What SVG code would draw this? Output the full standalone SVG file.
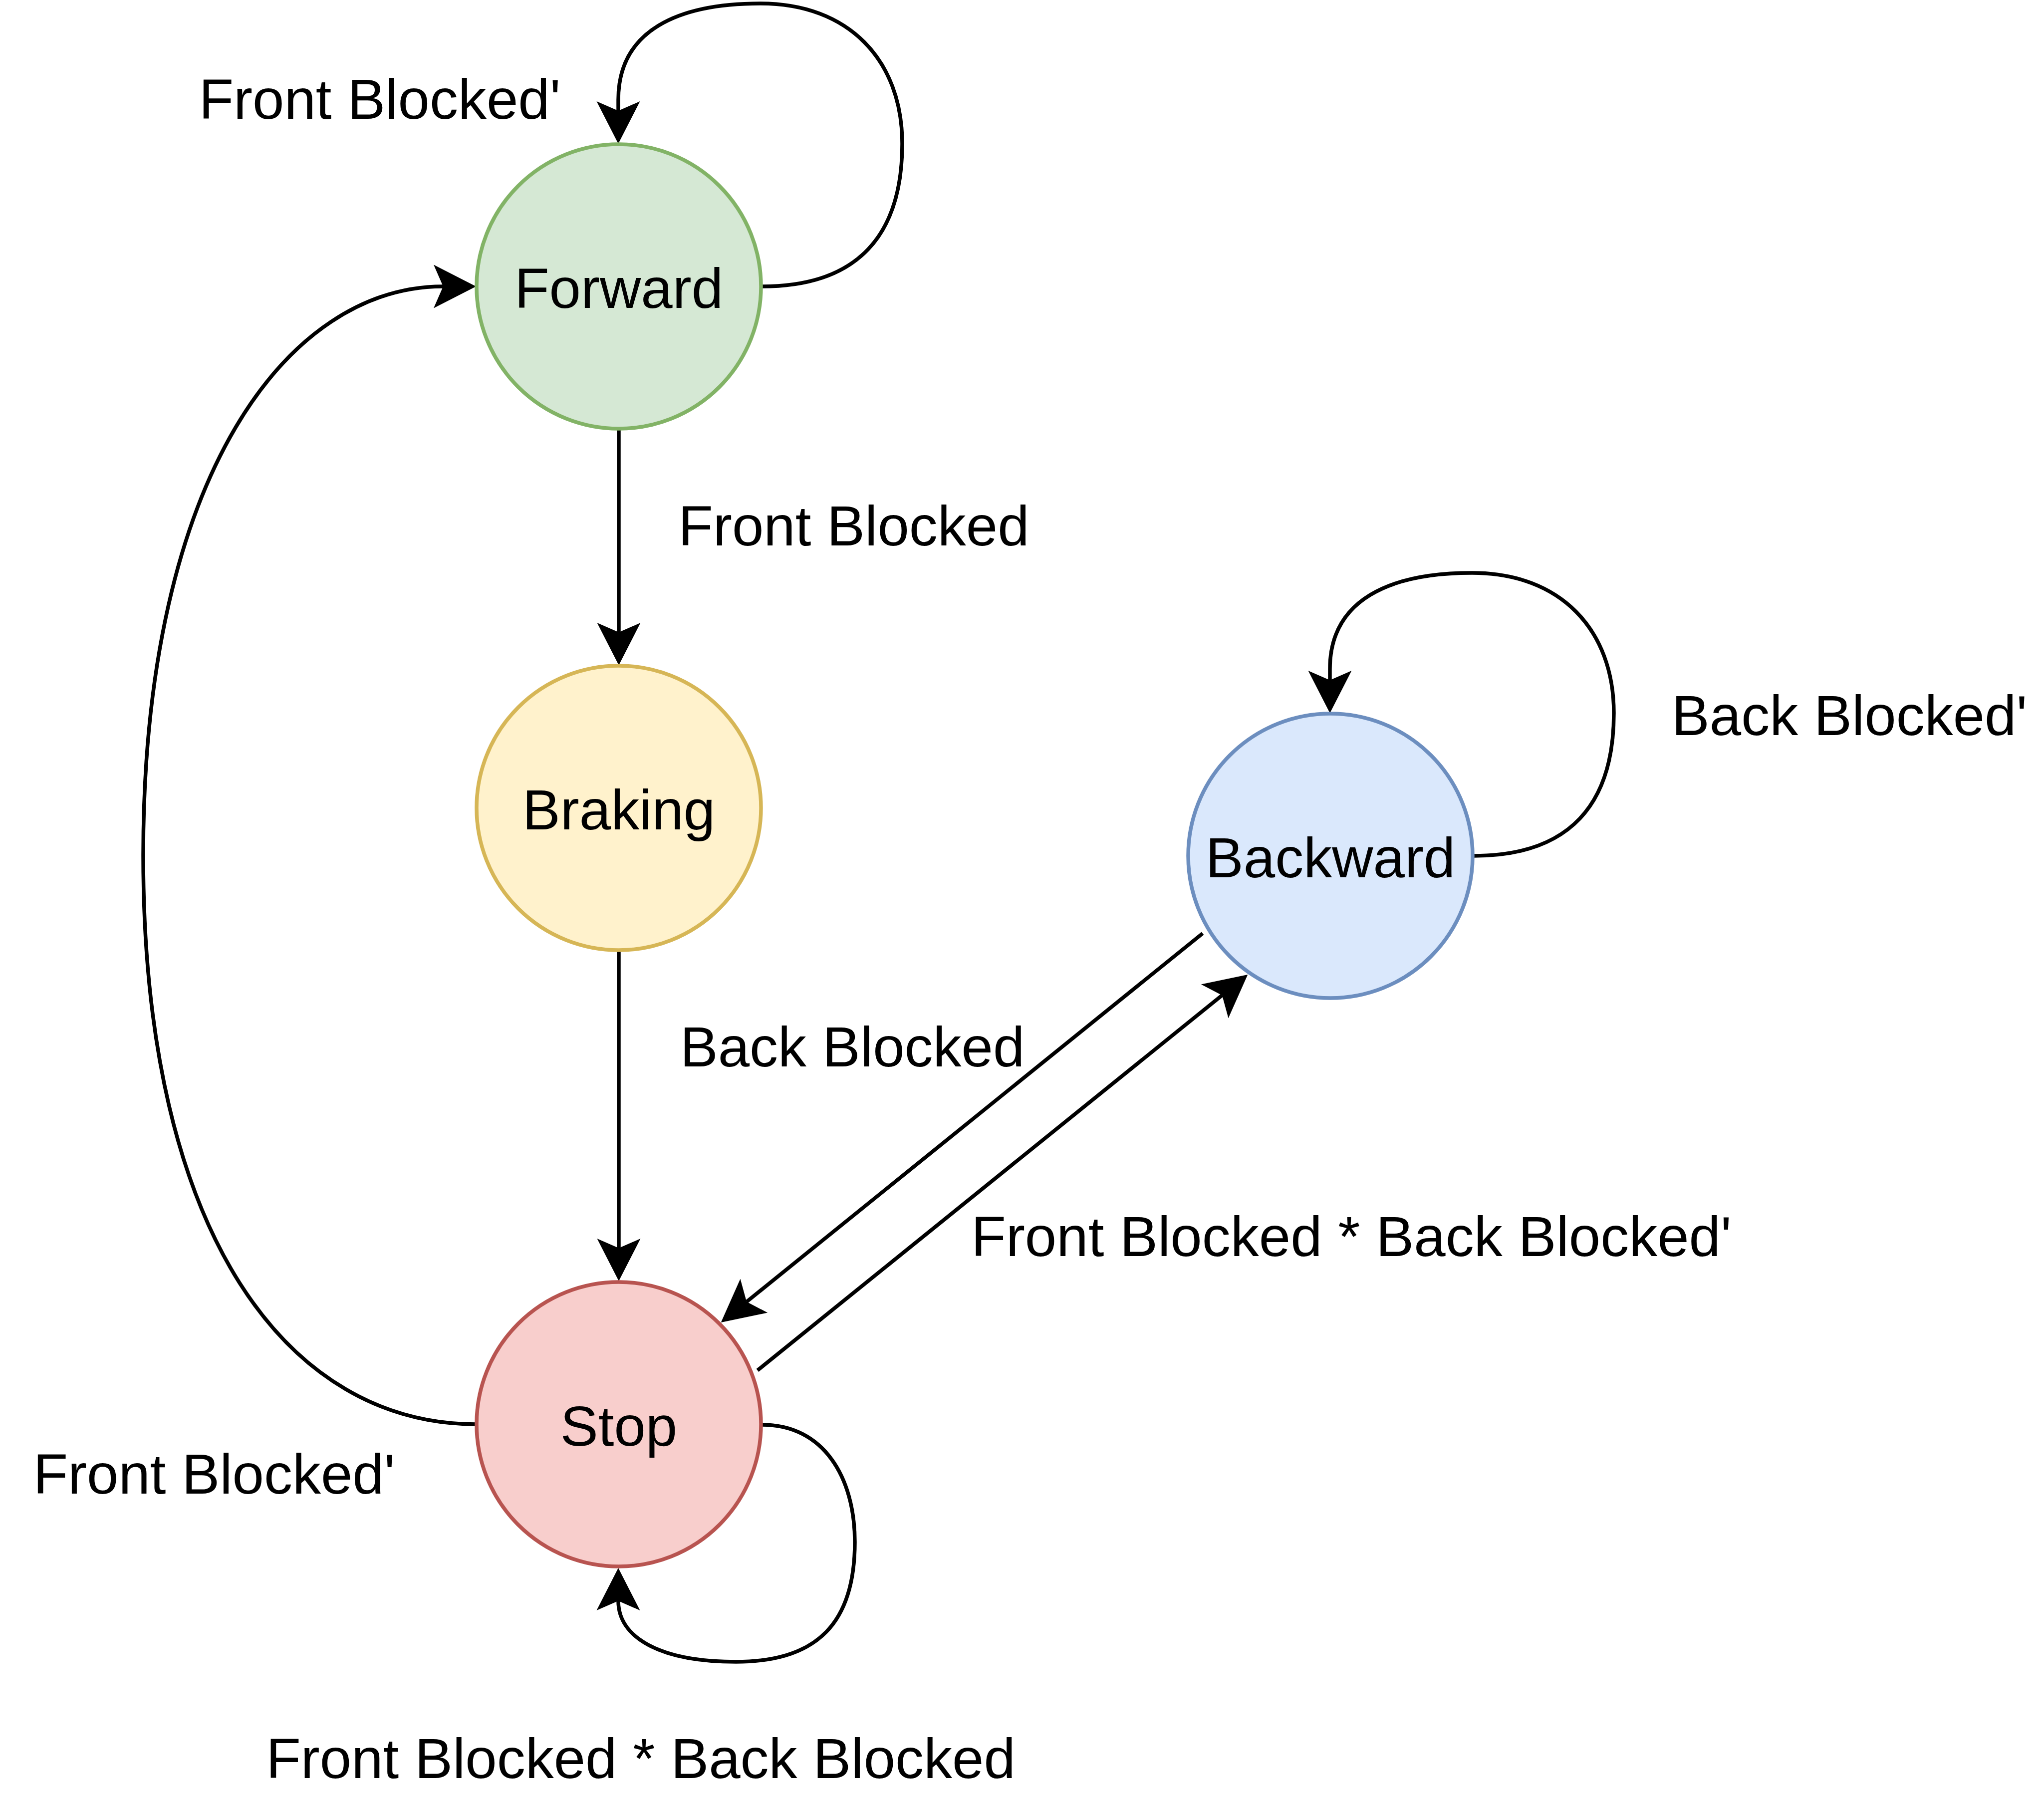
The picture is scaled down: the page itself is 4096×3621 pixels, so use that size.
<svg xmlns="http://www.w3.org/2000/svg" width="4096" height="3621" viewBox="0 0 4096 3621">
<style>
.node{stroke-width:7.5}
.edge{fill:none;stroke:#000;stroke-width:7.5;marker-end:url(#arr)}
text{font-family:"Liberation Sans",Arial,sans-serif;font-size:114px;fill:#000;text-anchor:middle}
</style>
<defs>
<marker id="arr" markerUnits="userSpaceOnUse" viewBox="-25 -50 100 100" markerWidth="100" markerHeight="100" refX="0" refY="0" orient="auto" overflow="visible">
<path d="M66,0 L-19,-43.5 L0,0 L-19,43.5 Z" fill="#000"/>
</marker>
</defs>
<rect width="4096" height="3621" fill="#fff"/>
<g id="connectors">
<path class="edge" d="M1527,574 C1720,574 1808,470 1808,288 C1808,120 1700,7 1524,7 C1360,7 1239,60 1239,200 L1239,222"/>
<path class="edge" d="M1240,859 L1240,1267"/>
<path class="edge" d="M1240,1904 L1240,2501"/>
<path class="edge" transform="translate(1426,1141)" d="M1527,574 C1720,574 1808,470 1808,288 C1808,120 1700,7 1524,7 C1360,7 1239,60 1239,200 L1239,222"/>
<path class="edge" d="M2410,1870.3 L1496.1,2608.6"/>
<path class="edge" d="M1518,2746 L2449,1994.4"/>
<path class="edge" d="M1527,2855 C1650,2855 1713,2960 1713,3090 C1713,3250 1640,3330 1475,3330 C1320,3330 1239,3280 1239,3208"/>
<path class="edge" d="M955,2854 C580,2854 287,2480 287,1714 C287,948 580,574 888,574"/>
<text x="761" y="238">Front Blocked'</text>
<text x="1711" y="1093">Front Blocked</text>
<text x="3706" y="1473">Back Blocked'</text>
<text x="1708" y="2137">Back Blocked</text>
<text x="2708" y="2517">Front Blocked * Back Blocked'</text>
<text x="429" y="2993">Front Blocked'</text>
<text x="1284" y="3563">Front Blocked * Back Blocked</text>
</g>
<g id="forward">
<circle class="node" cx="1240" cy="574" r="285" fill="#d5e8d4" stroke="#82b366"/>
<text x="1240" y="617">Forward</text>
</g>
<g id="braking">
<circle class="node" cx="1240" cy="1619" r="285" fill="#fff2cc" stroke="#d6b656"/>
<text x="1240" y="1662">Braking</text>
</g>
<g id="backward">
<circle class="node" cx="2666" cy="1715" r="285" fill="#dae8fc" stroke="#6c8ebf"/>
<text x="2666" y="1758">Backward</text>
</g>
<g id="stop">
<circle class="node" cx="1240" cy="2854" r="285" fill="#f8cecc" stroke="#b85450"/>
<text x="1240" y="2897">Stop</text>
</g>
</svg>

Your task: List all lines where "size" occurs.

Result for this exercise:
The picture is scaled down: the page itself is 4096×3621 pixels, so use that size.
text{font-family:"Liberation Sans",Arial,sans-serif;font-size:114px;fill:#000;text-anchor:middle}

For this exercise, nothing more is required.